##### DATASET

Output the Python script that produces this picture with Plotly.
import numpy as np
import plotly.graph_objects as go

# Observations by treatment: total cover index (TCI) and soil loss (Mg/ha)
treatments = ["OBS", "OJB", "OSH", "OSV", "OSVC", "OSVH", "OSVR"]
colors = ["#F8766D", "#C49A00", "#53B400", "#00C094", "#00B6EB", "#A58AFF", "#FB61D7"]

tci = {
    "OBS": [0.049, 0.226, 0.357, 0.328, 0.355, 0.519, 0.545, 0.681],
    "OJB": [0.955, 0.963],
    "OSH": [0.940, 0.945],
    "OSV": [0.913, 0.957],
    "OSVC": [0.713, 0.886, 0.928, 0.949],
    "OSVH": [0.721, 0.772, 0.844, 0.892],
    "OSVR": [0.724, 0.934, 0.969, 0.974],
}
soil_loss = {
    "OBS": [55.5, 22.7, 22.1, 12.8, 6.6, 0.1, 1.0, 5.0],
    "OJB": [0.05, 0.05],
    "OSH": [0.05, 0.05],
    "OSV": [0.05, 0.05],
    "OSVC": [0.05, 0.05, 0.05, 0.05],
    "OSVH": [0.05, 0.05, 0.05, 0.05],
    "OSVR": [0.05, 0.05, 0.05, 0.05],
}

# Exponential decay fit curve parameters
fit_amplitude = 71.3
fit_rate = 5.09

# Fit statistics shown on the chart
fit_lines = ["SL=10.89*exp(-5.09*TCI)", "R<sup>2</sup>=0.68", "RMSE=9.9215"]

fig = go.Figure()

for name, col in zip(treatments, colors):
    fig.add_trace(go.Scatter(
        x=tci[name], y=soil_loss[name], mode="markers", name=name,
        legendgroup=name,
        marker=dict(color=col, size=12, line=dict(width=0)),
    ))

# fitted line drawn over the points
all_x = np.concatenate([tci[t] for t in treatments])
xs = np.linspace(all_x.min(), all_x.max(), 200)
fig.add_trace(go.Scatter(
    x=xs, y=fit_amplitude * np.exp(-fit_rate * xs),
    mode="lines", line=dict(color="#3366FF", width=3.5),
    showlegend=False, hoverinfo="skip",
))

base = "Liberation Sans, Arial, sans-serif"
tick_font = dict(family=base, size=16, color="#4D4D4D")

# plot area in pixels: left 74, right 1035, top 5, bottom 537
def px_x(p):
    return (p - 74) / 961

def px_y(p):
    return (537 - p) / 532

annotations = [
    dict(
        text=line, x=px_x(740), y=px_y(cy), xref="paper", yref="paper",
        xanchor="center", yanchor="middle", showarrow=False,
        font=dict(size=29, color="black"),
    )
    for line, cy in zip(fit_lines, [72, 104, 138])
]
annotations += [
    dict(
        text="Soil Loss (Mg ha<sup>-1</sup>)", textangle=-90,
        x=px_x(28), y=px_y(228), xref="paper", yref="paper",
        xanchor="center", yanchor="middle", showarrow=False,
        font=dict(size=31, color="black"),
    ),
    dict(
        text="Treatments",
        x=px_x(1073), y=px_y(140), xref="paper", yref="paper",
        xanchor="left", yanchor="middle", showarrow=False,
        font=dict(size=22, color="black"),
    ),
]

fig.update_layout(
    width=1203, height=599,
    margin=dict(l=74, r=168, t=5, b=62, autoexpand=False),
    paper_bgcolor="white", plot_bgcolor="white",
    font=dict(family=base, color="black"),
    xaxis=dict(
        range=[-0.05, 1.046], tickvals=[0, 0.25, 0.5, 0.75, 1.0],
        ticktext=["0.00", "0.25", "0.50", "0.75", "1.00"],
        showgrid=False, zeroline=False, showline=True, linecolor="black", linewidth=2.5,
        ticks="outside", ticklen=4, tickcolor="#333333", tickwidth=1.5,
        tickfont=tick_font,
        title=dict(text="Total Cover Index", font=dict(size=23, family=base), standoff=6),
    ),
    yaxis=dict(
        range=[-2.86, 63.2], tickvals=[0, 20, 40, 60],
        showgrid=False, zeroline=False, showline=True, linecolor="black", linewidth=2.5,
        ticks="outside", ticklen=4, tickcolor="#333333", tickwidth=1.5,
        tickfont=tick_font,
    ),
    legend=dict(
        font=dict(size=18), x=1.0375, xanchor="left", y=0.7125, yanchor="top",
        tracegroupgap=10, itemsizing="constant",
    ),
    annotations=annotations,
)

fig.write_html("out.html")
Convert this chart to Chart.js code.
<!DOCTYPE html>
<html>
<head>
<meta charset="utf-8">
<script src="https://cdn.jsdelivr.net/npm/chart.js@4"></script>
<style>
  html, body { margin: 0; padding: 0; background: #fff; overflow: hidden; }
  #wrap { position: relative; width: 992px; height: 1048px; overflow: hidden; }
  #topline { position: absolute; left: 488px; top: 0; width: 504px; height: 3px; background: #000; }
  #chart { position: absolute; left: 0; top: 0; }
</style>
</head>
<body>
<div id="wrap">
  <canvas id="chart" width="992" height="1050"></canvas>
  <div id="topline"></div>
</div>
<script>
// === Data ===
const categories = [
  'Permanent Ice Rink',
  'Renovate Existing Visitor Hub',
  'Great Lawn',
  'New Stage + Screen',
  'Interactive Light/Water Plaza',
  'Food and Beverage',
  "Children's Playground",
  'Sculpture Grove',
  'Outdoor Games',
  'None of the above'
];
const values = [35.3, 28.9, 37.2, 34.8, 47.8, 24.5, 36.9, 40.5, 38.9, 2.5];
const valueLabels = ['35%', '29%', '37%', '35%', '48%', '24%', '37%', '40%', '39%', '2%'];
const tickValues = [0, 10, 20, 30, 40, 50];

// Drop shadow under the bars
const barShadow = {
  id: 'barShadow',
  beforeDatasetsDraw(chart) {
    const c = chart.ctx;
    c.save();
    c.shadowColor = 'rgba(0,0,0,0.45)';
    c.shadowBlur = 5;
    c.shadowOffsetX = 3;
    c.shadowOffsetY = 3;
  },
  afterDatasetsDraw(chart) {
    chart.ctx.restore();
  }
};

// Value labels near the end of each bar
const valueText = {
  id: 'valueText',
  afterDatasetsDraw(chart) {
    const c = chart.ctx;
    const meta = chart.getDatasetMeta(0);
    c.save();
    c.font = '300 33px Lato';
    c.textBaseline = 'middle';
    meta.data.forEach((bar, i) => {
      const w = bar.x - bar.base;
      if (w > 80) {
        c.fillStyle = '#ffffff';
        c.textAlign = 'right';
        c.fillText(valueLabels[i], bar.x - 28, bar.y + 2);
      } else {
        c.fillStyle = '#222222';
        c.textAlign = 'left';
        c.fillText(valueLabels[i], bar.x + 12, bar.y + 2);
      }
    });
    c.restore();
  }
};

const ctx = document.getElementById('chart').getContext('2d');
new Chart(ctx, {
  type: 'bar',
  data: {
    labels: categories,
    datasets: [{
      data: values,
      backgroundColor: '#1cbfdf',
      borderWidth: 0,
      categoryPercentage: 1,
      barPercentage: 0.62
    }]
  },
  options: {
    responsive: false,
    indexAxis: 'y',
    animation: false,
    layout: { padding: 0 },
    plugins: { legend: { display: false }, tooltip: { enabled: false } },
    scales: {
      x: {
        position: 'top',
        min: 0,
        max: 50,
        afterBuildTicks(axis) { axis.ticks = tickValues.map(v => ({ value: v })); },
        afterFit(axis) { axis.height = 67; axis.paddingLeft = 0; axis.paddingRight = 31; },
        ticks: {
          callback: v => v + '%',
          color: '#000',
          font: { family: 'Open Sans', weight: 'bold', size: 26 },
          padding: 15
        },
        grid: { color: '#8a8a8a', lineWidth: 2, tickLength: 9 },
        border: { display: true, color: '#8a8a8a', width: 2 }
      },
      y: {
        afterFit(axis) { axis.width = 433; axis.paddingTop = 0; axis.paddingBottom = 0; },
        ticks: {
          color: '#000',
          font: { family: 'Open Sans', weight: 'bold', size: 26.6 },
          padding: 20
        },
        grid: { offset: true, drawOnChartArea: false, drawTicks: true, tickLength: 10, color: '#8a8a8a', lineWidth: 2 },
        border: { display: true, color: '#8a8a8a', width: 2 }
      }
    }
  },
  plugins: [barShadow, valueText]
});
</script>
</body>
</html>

##########

_WORK INSTRUCTIONS_
Please give an exact restatement of only the lines from the beginning of the material above to the line with "return (537 - p) / 532", inclusive.

_SOLUTION FOR THIS EXERCISE_
Output the Python script that produces this picture with Plotly.
import numpy as np
import plotly.graph_objects as go

# Observations by treatment: total cover index (TCI) and soil loss (Mg/ha)
treatments = ["OBS", "OJB", "OSH", "OSV", "OSVC", "OSVH", "OSVR"]
colors = ["#F8766D", "#C49A00", "#53B400", "#00C094", "#00B6EB", "#A58AFF", "#FB61D7"]

tci = {
    "OBS": [0.049, 0.226, 0.357, 0.328, 0.355, 0.519, 0.545, 0.681],
    "OJB": [0.955, 0.963],
    "OSH": [0.940, 0.945],
    "OSV": [0.913, 0.957],
    "OSVC": [0.713, 0.886, 0.928, 0.949],
    "OSVH": [0.721, 0.772, 0.844, 0.892],
    "OSVR": [0.724, 0.934, 0.969, 0.974],
}
soil_loss = {
    "OBS": [55.5, 22.7, 22.1, 12.8, 6.6, 0.1, 1.0, 5.0],
    "OJB": [0.05, 0.05],
    "OSH": [0.05, 0.05],
    "OSV": [0.05, 0.05],
    "OSVC": [0.05, 0.05, 0.05, 0.05],
    "OSVH": [0.05, 0.05, 0.05, 0.05],
    "OSVR": [0.05, 0.05, 0.05, 0.05],
}

# Exponential decay fit curve parameters
fit_amplitude = 71.3
fit_rate = 5.09

# Fit statistics shown on the chart
fit_lines = ["SL=10.89*exp(-5.09*TCI)", "R<sup>2</sup>=0.68", "RMSE=9.9215"]

fig = go.Figure()

for name, col in zip(treatments, colors):
    fig.add_trace(go.Scatter(
        x=tci[name], y=soil_loss[name], mode="markers", name=name,
        legendgroup=name,
        marker=dict(color=col, size=12, line=dict(width=0)),
    ))

# fitted line drawn over the points
all_x = np.concatenate([tci[t] for t in treatments])
xs = np.linspace(all_x.min(), all_x.max(), 200)
fig.add_trace(go.Scatter(
    x=xs, y=fit_amplitude * np.exp(-fit_rate * xs),
    mode="lines", line=dict(color="#3366FF", width=3.5),
    showlegend=False, hoverinfo="skip",
))

base = "Liberation Sans, Arial, sans-serif"
tick_font = dict(family=base, size=16, color="#4D4D4D")

# plot area in pixels: left 74, right 1035, top 5, bottom 537
def px_x(p):
    return (p - 74) / 961

def px_y(p):
    return (537 - p) / 532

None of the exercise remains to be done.